At Harvard, Sonja built her network, and her network eventually landed her a position at Menlo Ventures in the heart of Silicon Valley in 1994. At 29, she became the youngest general partner in company history. Her track record for picking winners—for helping companies like F5 Networks, Acme Packet, and Q1 Labs take off—made her one of the most successful venture capitalists around. Menlo Ventures gave her their “Investor of the Year” award six times. In 2015, Worth magazine named Sonja to its list of the “100 Most Powerful People in Finance.”

And then life threw her a curveball. In March 2008, Sonja was diagnosed with breast cancer. She also became the mother of an adopted baby girl. On the same day that she finished her second round of chemo, she drove from the hospital where she was being treated to another where her new infant was about to be born. 

“That was when the lightbulb went on in my head,” says Sonja. “Having breast cancer and becoming a mom makes you very much a woman. And things got really hard for a while. I realized I had healthcare, a secure job waiting and people who loved me. And I thought: What must it be like for women with much less?” 

Sonja became, in her words, “a feminist overnight.” After 22 years at Menlo Ventures, she stepped away in 2016 to start her own company—the Perkins Fund. The mission of The Perkins Fund is “investing in people and companies that matter,” according to the web site. More than half of the company founders that the fund invests in are women, compared to an industry average of 2%. Black women business owners represent 12% of the portfolio. (The industry average is 0.27%.) 

Sonja also founded Broadway Angels. Broadway Angels is a woman-run angel investor group that seeks strong returns while also inspiring women to become venture capitalists and entrepreneurs. Over 60 women are now members, sharing deals and due diligence but investing their own funds. “We’re friends, but most important, we have purpose,” says Sonja.

There was one more group Sonja wanted to support—teenage girls. In the same year that she started Broadway Angels, Sonja founded Project Glimmer. Project Glimmer is about building the self-confidence of adolescent girls growing up in poverty. Such girls don’t always make good decisions because they haven’t imagined a future that holds possibilities for them. Project Glimmer’s mission: To inspire every girl to envision and realize her empowered future.

“Not everyone is lucky enough to have parents like I had, who believe in you,” says Sonja. “Self-esteem starts when you’re young, and part of self-esteem is feeling loved and valued.” Begun as a single holiday gift drive, Project Glimmer and its partners have now reached more than 700,000 girls across the U.S. to provide role models, mentoring, gifts, career coaching, and more. 

The woman who today can move millions of dollars at will remembers the teenager who got her first job at age 14 and couldn’t make the basketball, volleyball, or field hockey teams. 
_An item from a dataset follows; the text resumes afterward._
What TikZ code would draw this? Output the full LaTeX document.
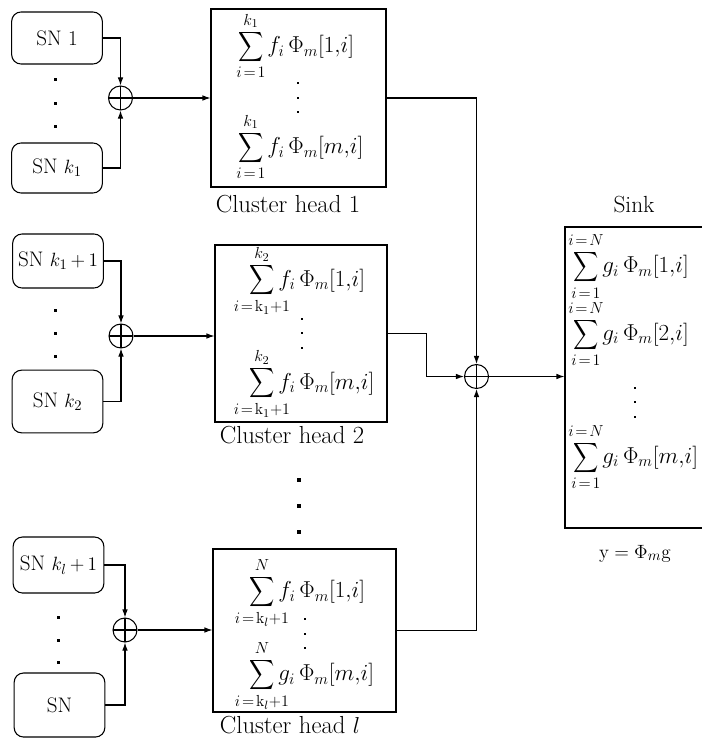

“You know, I would tell that younger version of myself not to worry—that things always happen the way they should,” says Sonja. “If you look at what goes wrong, you can learn so much from it. Like having cancer and a baby at the same time. It was the catalyst for me to change my life. Without that experience I would still be working at my old job, which would’ve been satisfying. But this life, helping women and girls? This life is a lot more satisfying.”